So I'm trying to set up Apache Sedona but running into strange issues that suggest that the version compatibilities are off. For context, I have Apache version 1.5.1, PySpark version 3.2.1, and Scala 2.12.18.
I installed the below packages using maven.
I'm trying to run this code
from sedona.spark import *
spark = SedonaContext.builder().\
config('spark.jars.packages',
'org.apache.sedona:sedona-spark-3.4_2.12:1.5.1,'
'org.datasyslab:geotools-wrapper:1.5.1-28.2,'
'uk.co.gresearch.spark:spark-extension_2.12:2.11.0-3.4,'
'org.apache.sedona:sedona-python-adapter-3.0_2.12:1.4.1'). \
config('spark.jars.repositories', 'https://artifacts.unidata.ucar.edu/repository/unidata-all'). \
getOrCreate()
sedona = SedonaContext.create(spark)
according to their example notebook https://github.com/apache/sedona/blob/master/binder/ApacheSedonaSQL.ipynb, but also making sure to add in the Python Adapter.
But I get this error
Py4JJavaError: An error occurred while calling o206.showString.

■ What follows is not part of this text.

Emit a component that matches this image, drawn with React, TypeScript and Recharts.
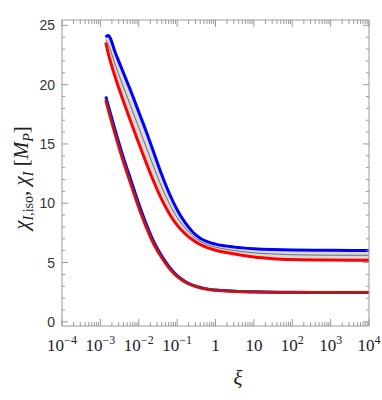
import { ComposedChart, Area, Line, XAxis, YAxis } from "recharts";

// xi samples (log-spaced)
const xi = [
  1.38e-3, 1.585e-3, 2.512e-3, 3.981e-3, 6.31e-3, 0.01, 0.01585, 0.02512, 0.03981, 0.0631,
  0.1, 0.1585, 0.2512, 0.3981, 0.631, 1, 3.162, 10, 31.62, 100, 1000, 10000,
];

const upperBlue = [
  24.0, 24.15, 22.6, 21.0, 19.4, 17.7, 16.0, 14.2, 12.4, 10.8,
  9.45, 8.4, 7.6, 7.05, 6.74, 6.55, 6.3, 6.17, 6.1, 6.06, 6.03, 6.02,
];
const upperRed = [
  23.55, 22.7, 20.5, 18.6, 16.8, 15.05, 13.35, 11.75, 10.3, 9.1,
  8.15, 7.45, 6.92, 6.52, 6.24, 6.04, 5.72, 5.47, 5.33, 5.26, 5.21, 5.2,
];
const upperMid = [
  23.78, 23.43, 21.55, 19.8, 18.1, 16.38, 14.68, 12.98, 11.35, 9.95,
  8.8, 7.93, 7.26, 6.79, 6.49, 6.3, 6.01, 5.82, 5.72, 5.66, 5.62, 5.61,
];

const lowerBlue = [
  19.0, 18.3, 16.0, 13.85, 11.9, 9.95, 8.2, 6.7, 5.55, 4.6,
  3.9, 3.42, 3.1, 2.9, 2.76, 2.68, 2.58, 2.53, 2.5, 2.49, 2.48, 2.48,
];
const lowerRed = [
  18.7, 17.95, 15.65, 13.5, 11.55, 9.65, 7.95, 6.5, 5.4, 4.5,
  3.83, 3.37, 3.07, 2.88, 2.75, 2.67, 2.57, 2.52, 2.49, 2.48, 2.47, 2.47,
];
const lowerMid = [
  18.85, 18.12, 15.82, 13.68, 11.72, 9.8, 8.08, 6.6, 5.48, 4.55,
  3.87, 3.4, 3.09, 2.89, 2.76, 2.68, 2.58, 2.53, 2.5, 2.49, 2.48, 2.48,
];

const majorX = [1e-4, 1e-3, 1e-2, 1e-1, 1, 10, 100, 1000, 10000];
const majorXBase = ["10", "10", "10", "10", "1", "10", "10", "10", "10"];
const majorXExp = ["\u22124", "\u22123", "\u22122", "\u22121", "", "", "2", "3", "4"];

const yLabels = [0, 5, 10, 15, 20, 25];

const rows = xi.map((x, i) => ({
  xi: x,
  upperBlue: upperBlue[i],
  upperRed: upperRed[i],
  upperMid: upperMid[i],
  lowerBlue: lowerBlue[i],
  lowerRed: lowerRed[i],
  lowerMid: lowerMid[i],
}));

const xTicks: number[] = [];
for (let n = -4; n < 4; n++) {
  for (let k = 1; k < 10; k++) xTicks.push(k === 1 ? majorX[n + 4] : k * Math.pow(10, n));
}
xTicks.push(1e4);

const yTicks: number[] = [];
for (let v = 0; v <= 25; v++) yTicks.push(v);

const TICK = "#9a9a9a";
const SERIF = "'Liberation Serif', 'DejaVu Serif', serif";
const SANS = "'Liberation Sans', Arial, sans-serif";

function BottomTick({ x, y, payload }: any) {
  const i = majorX.indexOf(payload.value);
  const len = i >= 0 ? 7 : 4;
  return (
    <g>
      <line x1={x} x2={x} y1={y} y2={y - len} stroke={TICK} strokeWidth={1} />
      {i >= 0 && (
        <text x={x} y={y + 25} textAnchor="middle" fontFamily={SERIF} fontSize={17} fill="#222">
          {majorXBase[i]}
          {majorXExp[i] && (
            <tspan dy={-7} fontSize={12}>
              {majorXExp[i]}
            </tspan>
          )}
        </text>
      )}
    </g>
  );
}

function TopTick({ x, y, payload }: any) {
  const len = majorX.indexOf(payload.value) >= 0 ? 7 : 4;
  return <line x1={x} x2={x} y1={y} y2={y + len} stroke={TICK} strokeWidth={1} />;
}

function LeftTick({ x, y, payload }: any) {
  const major = yLabels.indexOf(payload.value) >= 0;
  return (
    <g>
      <line x1={x} x2={x + (major ? 6 : 3)} y1={y} y2={y} stroke={TICK} strokeWidth={1} />
      {major && (
        <text x={x - 7} y={y + 5} textAnchor="end" fontFamily={SANS} fontSize={14} fill="#333">
          {payload.value}
        </text>
      )}
    </g>
  );
}

function RightTick({ x, y, payload }: any) {
  const major = yLabels.indexOf(payload.value) >= 0;
  return <line x1={x} x2={x - (major ? 6 : 3)} y1={y} y2={y} stroke={TICK} strokeWidth={1} />;
}

export default function App() {
  return (
    <div style={{ position: "absolute", left: 0, top: 0, width: 382, height: 400, background: "#fff" }}>
      <ComposedChart
        width={382}
        height={400}
        data={rows}
        margin={{ top: 0, right: 0, bottom: 0, left: 0 }}
      >
        <XAxis
          dataKey="xi"
          type="number"
          scale="log"
          domain={[1e-4, 1e4]}
          allowDataOverflow
          ticks={xTicks}
          interval={0}
          tick={<BottomTick />}
          tickSize={0}
          tickMargin={0}
          height={74}
          stroke={TICK}
        />
        <XAxis
          xAxisId="top"
          dataKey="xi"
          type="number"
          scale="log"
          domain={[1e-4, 1e4]}
          allowDataOverflow
          orientation="top"
          ticks={xTicks}
          interval={0}
          tick={<TopTick />}
          tickSize={0}
          tickMargin={0}
          height={20}
          stroke={TICK}
        />
        <YAxis
          type="number"
          domain={[-0.35, 25.45]}
          allowDataOverflow
          ticks={yTicks}
          interval={0}
          tick={<LeftTick />}
          tickSize={0}
          tickMargin={0}
          width={62}
          stroke={TICK}
        />
        <YAxis
          yAxisId="right"
          orientation="right"
          type="number"
          domain={[-0.35, 25.45]}
          allowDataOverflow
          ticks={yTicks}
          interval={0}
          tick={<RightTick />}
          tickSize={0}
          tickMargin={0}
          width={13}
          stroke={TICK}
        />
        <Area
          type="monotone"
          dataKey={(d: any) => [d.upperRed, d.upperBlue]}
          fill="#d9d9d9"
          fillOpacity={1}
          stroke="none"
          isAnimationActive={false}
        />
        <Area
          type="monotone"
          dataKey={(d: any) => [d.lowerRed, d.lowerBlue]}
          fill="#d9d9d9"
          fillOpacity={1}
          stroke="none"
          isAnimationActive={false}
        />
        <Line type="monotone" dataKey="upperBlue" stroke="#0000ff" strokeWidth={3} dot={false} isAnimationActive={false} />
        <Line type="monotone" dataKey="lowerBlue" stroke="#0000ff" strokeWidth={3} dot={false} isAnimationActive={false} />
        <Line type="monotone" dataKey="upperRed" stroke="#ff0000" strokeWidth={3} dot={false} isAnimationActive={false} />
        <Line type="monotone" dataKey="lowerRed" stroke="#ff0000" strokeWidth={3} dot={false} isAnimationActive={false} />
        <Line type="monotone" dataKey="upperMid" stroke="#6e6e6e" strokeWidth={1} dot={false} isAnimationActive={false} />
        <Line type="monotone" dataKey="lowerMid" stroke="#444" strokeWidth={1} dot={false} isAnimationActive={false} />
      </ComposedChart>
      <svg width={382} height={400} style={{ position: "absolute", left: 0, top: 0, pointerEvents: "none" }}>
        <text transform="translate(28,178) rotate(-90)" textAnchor="middle" fontFamily={SERIF} fontSize={21} fill="#222">
          <tspan fontStyle="italic">χ</tspan>
          <tspan fontSize={14} dy={5} fontStyle="italic">I</tspan>
          <tspan fontSize={14}>,iso</tspan>
          <tspan dy={-5}>, </tspan>
          <tspan fontStyle="italic">χ</tspan>
          <tspan fontSize={14} dy={5} fontStyle="italic">I</tspan>
          <tspan dy={-5}> [</tspan>
          <tspan fontStyle="italic">M</tspan>
          <tspan fontSize={14} dy={5} fontStyle="italic">P</tspan>
          <tspan dy={-5}>]</tspan>
        </text>
        <text x={238} y={385} textAnchor="middle" fontFamily={SERIF} fontSize={21} fontStyle="italic" fill="#222">
          ξ
        </text>
      </svg>
    </div>
  );
}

: java.lang.NoSuchMethodError: 'double org.locationtech.jts.geom.Coordinate.getZ()'
at org.apache.sedona.common.geometrySerde.GeometrySerializer.getCoordinateType(GeometrySerializer.java:449)
at org.apache.sedona.common.geometrySerde.GeometrySerializer.serializePoint(GeometrySerializer.java:112)
at org.apache.sedona.common.geometrySerde.GeometrySerializer.serialize(GeometrySerializer.java:43)
at org.apache.sedona.sql.utils.GeometrySerializer$.serialize(GeometrySerializer.scala:36)
at org.apache.spark.sql.sedona_sql.expressions.implicits$GeometryEnhancer.toGenericArrayData(implicits.scala:139)
at org.apache.spark.sql.sedona_sql.expressions.InferredTypes$.$anonfun$buildSerializer$1(InferredExpression.scala:155)
at org.apache.spark.sql.sedona_sql.expressions.InferredExpression.eval(InferredExpression.scala:71)
at org.apache.spark.sql.catalyst.expressions.UnaryExpression.eval(Expression.scala:477)
at org.apache.spark.sql.catalyst.optimizer.ConstantFolding$$anonfun$apply$1$$anonfun$applyOrElse$1.applyOrElse(expressions.scala:69)
which seems like the Geo tools are not working. I can load a regular dataframe though, just can't do geospatial operations on them. What's the issue here?